Directions: Determine how many lines contain the string "this", then reply with that figure only.

Given data:
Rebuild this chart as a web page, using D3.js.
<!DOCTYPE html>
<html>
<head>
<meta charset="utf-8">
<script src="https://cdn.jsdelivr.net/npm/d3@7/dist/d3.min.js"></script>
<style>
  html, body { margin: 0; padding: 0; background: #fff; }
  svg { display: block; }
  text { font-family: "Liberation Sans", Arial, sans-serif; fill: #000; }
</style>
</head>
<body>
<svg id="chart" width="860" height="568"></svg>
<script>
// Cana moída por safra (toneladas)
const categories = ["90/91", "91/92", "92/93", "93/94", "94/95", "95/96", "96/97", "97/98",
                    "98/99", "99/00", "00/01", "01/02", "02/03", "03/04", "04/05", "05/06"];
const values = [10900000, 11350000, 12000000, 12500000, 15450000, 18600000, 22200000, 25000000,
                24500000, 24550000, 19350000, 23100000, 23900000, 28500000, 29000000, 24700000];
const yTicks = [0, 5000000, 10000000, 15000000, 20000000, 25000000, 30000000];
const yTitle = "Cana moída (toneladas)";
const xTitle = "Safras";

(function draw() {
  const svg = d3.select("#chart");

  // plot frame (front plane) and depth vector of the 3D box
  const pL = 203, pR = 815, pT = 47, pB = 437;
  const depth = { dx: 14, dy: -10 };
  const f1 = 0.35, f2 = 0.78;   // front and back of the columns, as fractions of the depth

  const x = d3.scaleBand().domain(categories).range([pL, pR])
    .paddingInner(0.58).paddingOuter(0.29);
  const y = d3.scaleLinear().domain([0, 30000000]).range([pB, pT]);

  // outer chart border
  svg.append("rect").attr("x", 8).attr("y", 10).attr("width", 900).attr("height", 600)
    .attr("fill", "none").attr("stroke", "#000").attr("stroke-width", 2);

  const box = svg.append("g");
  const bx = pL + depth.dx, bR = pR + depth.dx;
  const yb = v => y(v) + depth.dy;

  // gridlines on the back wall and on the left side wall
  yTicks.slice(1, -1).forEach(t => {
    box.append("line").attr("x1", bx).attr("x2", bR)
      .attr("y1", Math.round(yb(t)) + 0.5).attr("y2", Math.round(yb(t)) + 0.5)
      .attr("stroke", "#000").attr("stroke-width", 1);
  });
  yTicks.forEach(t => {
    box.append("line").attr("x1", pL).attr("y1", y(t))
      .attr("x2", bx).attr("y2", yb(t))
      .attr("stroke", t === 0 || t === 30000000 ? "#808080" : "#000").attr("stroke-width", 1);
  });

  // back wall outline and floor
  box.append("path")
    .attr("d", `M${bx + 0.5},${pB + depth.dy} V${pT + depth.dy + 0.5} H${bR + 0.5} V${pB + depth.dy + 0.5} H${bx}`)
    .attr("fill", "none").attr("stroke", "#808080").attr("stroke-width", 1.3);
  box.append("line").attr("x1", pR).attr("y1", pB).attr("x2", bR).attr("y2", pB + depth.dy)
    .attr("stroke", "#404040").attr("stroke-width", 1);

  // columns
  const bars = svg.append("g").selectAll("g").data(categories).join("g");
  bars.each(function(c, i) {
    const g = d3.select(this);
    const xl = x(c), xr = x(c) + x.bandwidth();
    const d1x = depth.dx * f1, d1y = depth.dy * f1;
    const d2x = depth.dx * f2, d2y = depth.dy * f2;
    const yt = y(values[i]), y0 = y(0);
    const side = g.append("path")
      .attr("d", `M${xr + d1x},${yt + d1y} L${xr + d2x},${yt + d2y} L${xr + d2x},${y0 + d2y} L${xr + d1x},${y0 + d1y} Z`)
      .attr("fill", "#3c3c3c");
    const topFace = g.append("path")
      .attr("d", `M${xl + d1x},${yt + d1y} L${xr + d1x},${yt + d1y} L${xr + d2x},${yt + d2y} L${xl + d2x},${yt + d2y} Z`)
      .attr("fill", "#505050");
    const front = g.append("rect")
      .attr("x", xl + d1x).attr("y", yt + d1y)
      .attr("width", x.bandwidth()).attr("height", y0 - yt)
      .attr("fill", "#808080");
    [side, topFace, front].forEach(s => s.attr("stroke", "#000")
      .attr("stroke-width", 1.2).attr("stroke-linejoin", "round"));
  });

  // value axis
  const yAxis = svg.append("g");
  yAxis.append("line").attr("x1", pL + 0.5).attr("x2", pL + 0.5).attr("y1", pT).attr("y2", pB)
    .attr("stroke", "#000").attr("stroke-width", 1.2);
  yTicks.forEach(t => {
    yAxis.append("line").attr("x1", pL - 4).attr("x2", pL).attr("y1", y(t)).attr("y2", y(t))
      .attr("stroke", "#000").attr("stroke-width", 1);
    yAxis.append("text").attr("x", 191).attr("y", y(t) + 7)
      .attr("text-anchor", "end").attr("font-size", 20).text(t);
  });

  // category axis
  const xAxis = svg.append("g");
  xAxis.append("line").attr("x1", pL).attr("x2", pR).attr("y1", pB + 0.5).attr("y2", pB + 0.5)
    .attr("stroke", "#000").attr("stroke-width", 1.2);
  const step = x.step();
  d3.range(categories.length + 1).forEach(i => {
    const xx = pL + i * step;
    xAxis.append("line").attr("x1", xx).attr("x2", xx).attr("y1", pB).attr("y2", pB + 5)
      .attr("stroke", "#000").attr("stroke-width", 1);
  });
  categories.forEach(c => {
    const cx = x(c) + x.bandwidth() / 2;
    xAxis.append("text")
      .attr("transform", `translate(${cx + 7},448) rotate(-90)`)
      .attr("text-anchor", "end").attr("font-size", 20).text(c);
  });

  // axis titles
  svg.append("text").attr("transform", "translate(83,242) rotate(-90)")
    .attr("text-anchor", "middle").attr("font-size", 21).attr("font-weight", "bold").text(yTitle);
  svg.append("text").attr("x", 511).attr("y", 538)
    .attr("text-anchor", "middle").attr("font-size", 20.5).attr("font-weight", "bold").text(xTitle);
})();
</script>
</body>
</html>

...

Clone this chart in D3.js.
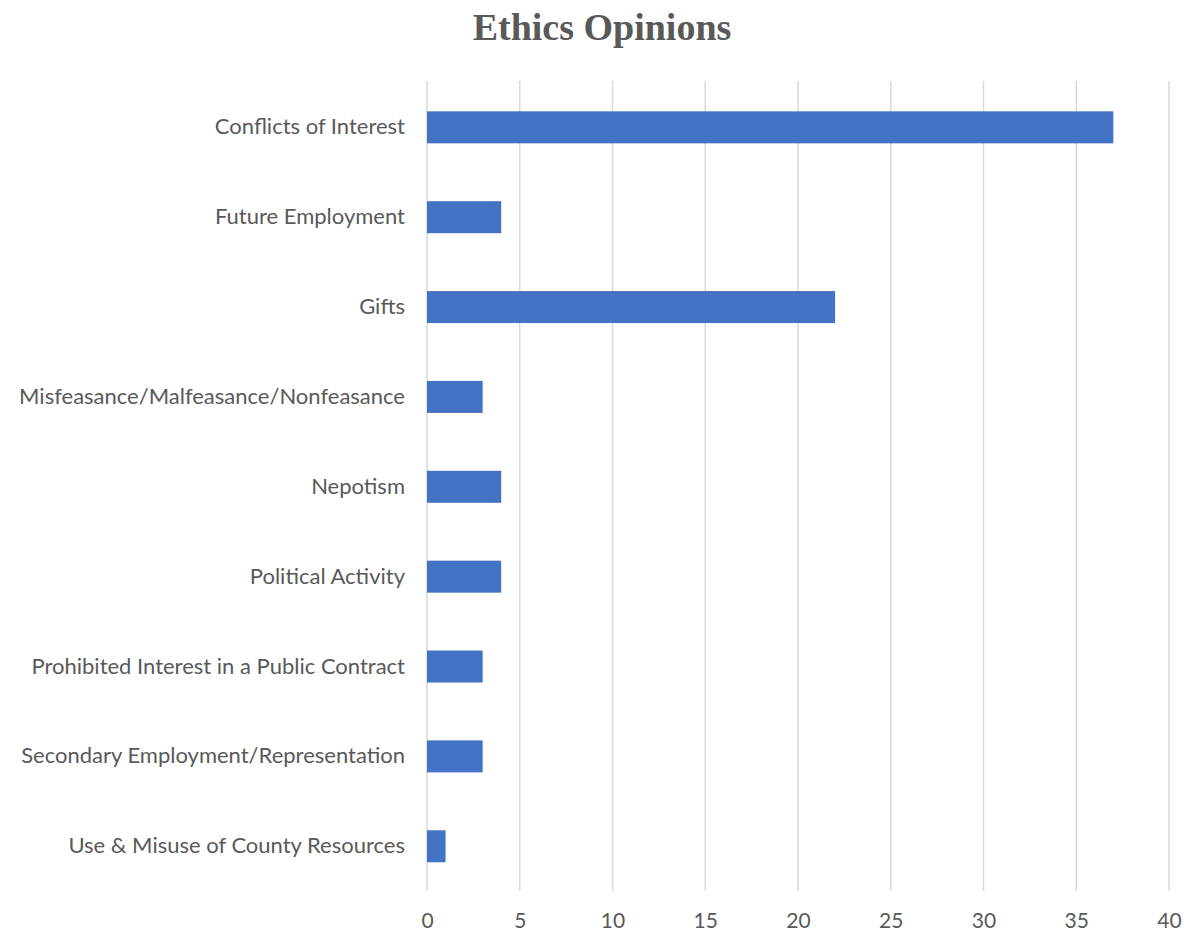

Output below: 3